In his notes in the second part of Test, Zukofsky addresses these debates about the textual and the social directly. “Recent critics of literature have expressed the opinion that the beliefs implied or held in a poem influence the reader’s appreciation. The opposite opinion would be that a poem is an emotional object defined not by the beliefs it deals with, but by its technique and the poetic conviction or mastery with which these beliefs are expressed” (Text 77-78). In this crucial, and wily passage (incidentally, in context, referring directly to religious conviction), the importance of beliefs or ideas in poetry is not denied, nor totally displaced into formalism, but into “poetic conviction” (an Objectivist “sincerity”), a tertium quid, linking through the same conceptual term each formation: poetry and politics. This combination of two tendencies makes a helix of form and content (form as: technique/ poetic conviction/ mastery; content as tactics with which “beliefs are expressed” and the sense that these beliefs are the sincere convictions of the author).

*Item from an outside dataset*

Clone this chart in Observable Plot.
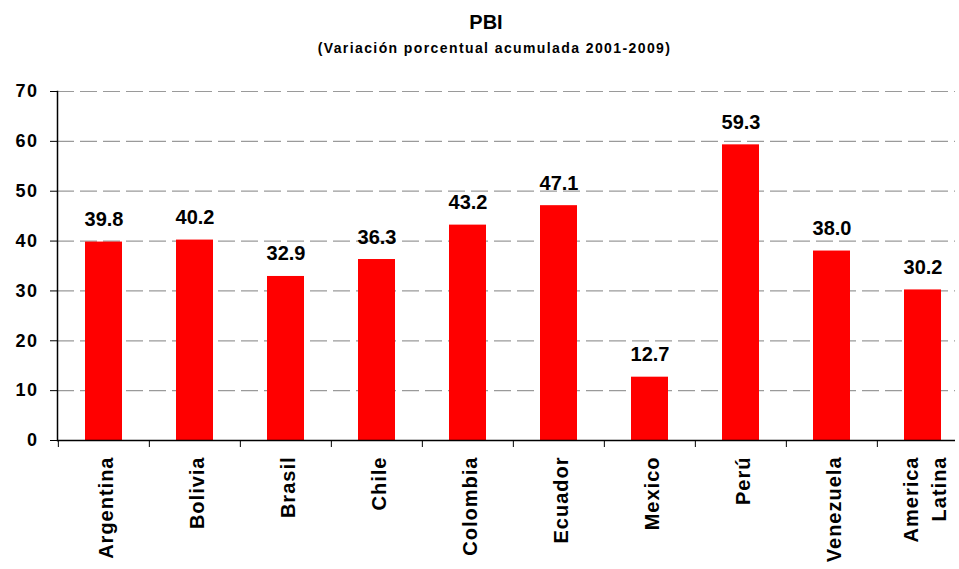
<!DOCTYPE html>
<html>
<head>
<meta charset="utf-8">
<script src="https://cdn.jsdelivr.net/npm/d3@7"></script>
<script src="https://cdn.jsdelivr.net/npm/@observablehq/plot@0.6"></script>
<style>
  html, body { margin: 0; padding: 0; background: #fff; }
  body { width: 959px; height: 569px; overflow: hidden; font-family: "Liberation Sans", Arial, sans-serif; }
  #head { position: relative; height: 62px; width: 959px; }
  #title { position: absolute; top: 11px; left: 0; width: 959px; text-align: center; padding-left: 13px; box-sizing: border-box;
           font-size: 20px; line-height: 22px; font-weight: bold; color: #000; }
  #subtitle { position: absolute; top: 39px; left: 0; width: 959px; text-align: center; padding-left: 30px; box-sizing: border-box;
              font-size: 14px; line-height: 18px; font-weight: bold; letter-spacing: 1.4px; color: #000; }
  svg g[aria-label="x-axis tick label"] text { letter-spacing: 1px; }
  svg g[aria-label="y-axis tick label"] text { letter-spacing: 1.5px; }
</style>
</head>
<body>
<div id="head">
  <div id="title">PBI</div>
  <div id="subtitle">(Variación porcentual acumulada 2001-2009)</div>
</div>
<div id="chart"></div>
<script>
const countries = ["Argentina", "Bolivia", "Brasil", "Chile", "Colombia", "Ecuador", "Mexico", "Perú", "Venezuela", "America\nLatina"];
const values = [39.8, 40.2, 32.9, 36.3, 43.2, 47.1, 12.7, 59.3, 38.0, 30.2];
const yTicks = [0, 10, 20, 30, 40, 50, 60, 70];

const data = countries.map((c, i) => ({country: c, value: values[i]}));
const step = (970 - 57) / countries.length;

const chart = Plot.plot({
  width: 959,
  height: 507,
  marginTop: 29,
  marginBottom: 129,
  marginLeft: 57,
  marginRight: 4,
  style: {fontFamily: "'Liberation Sans', Arial, sans-serif", fontWeight: "bold", color: "#000", background: "#fff"},
  x: {domain: countries, range: [57, 970], paddingInner: 0.59, paddingOuter: 0.295, label: null},
  y: {domain: [0, 70], label: null},
  marks: [
    Plot.ruleY(yTicks.filter(d => d > 0), {stroke: "#9a9a9a", strokeWidth: 1.2, strokeDasharray: "17,6"}),
    Plot.barY(data, {x: "country", y: "value", fill: "#ff0000"}),
    Plot.text(data, {x: "country", y: "value", text: d => d.value.toFixed(1), lineAnchor: "bottom", dy: -16,
                     fontSize: 20, fontWeight: "bold", fill: "#000"}),
    Plot.axisY({ticks: yTicks, tickSize: 7, tickPadding: 12, fontSize: 18, fontWeight: "bold", stroke: "#000", label: null}),
    Plot.axisX({tickSize: 7, tickFormat: () => "", dx: -step / 2, stroke: "#000", label: null}),
    Plot.axisX({tickSize: 0, tickRotate: -90, tickPadding: 16, fontSize: 20, fontWeight: "bold", lineHeight: 1.4, label: null}),
    Plot.frame({anchor: "left", stroke: "#000", strokeWidth: 1.5}),
    Plot.ruleY([0], {stroke: "#000", strokeWidth: 1.5})
  ]
});
document.getElementById("chart").appendChild(chart);
</script>
</body>
</html>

In passages such as these from Prepositions and from Test, Zukofsky laid groundwork for social readings of poetic texts that do not ignore form, readings that suffuse these concerns together and do not, in our current terminology, aestheticize the poem. One agenda of his anthology is to defend at one and the same time social progressive work and excellent poetry as being not mutually exclusive, indeed, as being coxtensive with each other.

With similar purposes, Zukofsky enters into the left debate around folk poetry and the idealizing of such poetry, concluding that “the essential technique of folk art (not the technique of rhyme scheme, four line stanzas, etc.)—its simplicity, its wholeness of emotional presentation—can serve as a guide to any detail of technique growing out of the living processes of any age” (Test 70). The handbook ballad prosodies do not interest him; “emotional presentation” and the representation of “the living processes of any age” do. He relates emotion to historical and social forces, observations, and arousals. Again, “Poetry does not arise and exist in a vacuum. It is one of the arts—sometimes individual, sometimes collective in origin—and reflects economic and social status of peoples” –this is suddenly pure reflection theory, in a Marxist sense (Test 99). In the next two clauses, Zukofsky shows that the language of poetry “arises” from the “everyday matter of fact” but that poetry makes, by intelligence and emotions, constructions out of those experiences, a further reflection or lens refraction.

When Zukofsky says “Poetry convinces not by argument but by the form it creates to carry its content” (Test 52), this looks, at first glance, like a denial of the meanings or content that poetry creates, but at second glance is an attempt to articulate how content, emotion and form coincide and suffuse in statement, a way of trying to account for the bottomless impact of a poem to produce a response from argument via form. Conviction/convinces are key undercarriage terms. Zukofsky is producing a helix of social and formalist criteria. However, he did not offer a reading method for this relationship, but, amid other judgments, left these clues to its existence, wanting a kind of understanding of poetry that did not, in the manner of the contemporaneous American left, over-simplify things. What he did for the social meanings and convictions of poetry in A Test was to insist on a particular cluster of conviction, what I will call a “sub-plot of gold.”